You can see it here, but it is selling on 3rd November 2016
The “Major” auction houses all have several Speedmasters this autumn although we still have a long way to go before Speedmaster numbers meet that of Daytona or Submariners.
The more Rolex’s I see the more I realize just how rare Speedmasters are.
A change to the chart:
I have separated 145.022’s that carry a DO90 bezel from those that have a correct DN90 bezel. Remember if they have a service or later DN90 then that reduces the price.
So What’s it Worth?
Here is a little exercise to show how I think when I use the chart.

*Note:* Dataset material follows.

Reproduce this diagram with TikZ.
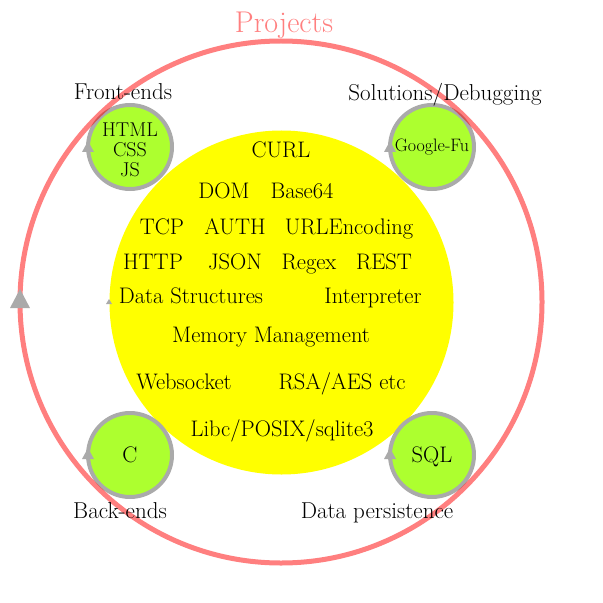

105.012-65 with matching serial.
Condition? Case is good , dial is good (See below), hands are degraded (but pleasant), plots are degraded, but natural, and bezel is poor but correct. Pushers are new, and indicate service which this watch has recently had at STS.
Now this dial has a speckling that some will like, some will not. It does make the watch attractive, but it does move away from a perfectly preserved example. So here we have an arbitrary decision that a buyer must take.
105.012 GOOD is $9200 head only.
LESS: bezel is less than should be on this, so subtract 800.
Dial? Should we subtract $1000? I think so. However the problem is that if we do, then in a competitive environment we will lose the watch. So, If I like it and want to win it, I had better not subtract for the dial.
Overall, this is an attractive watch, so $9200 less $800(bezel) and less $1000 (Dial) so my base price is $7400. If this was on Ebay I would expect the bidding to fall at that amount or more. If it was in Christies I expect it would go for 10% to 30% more.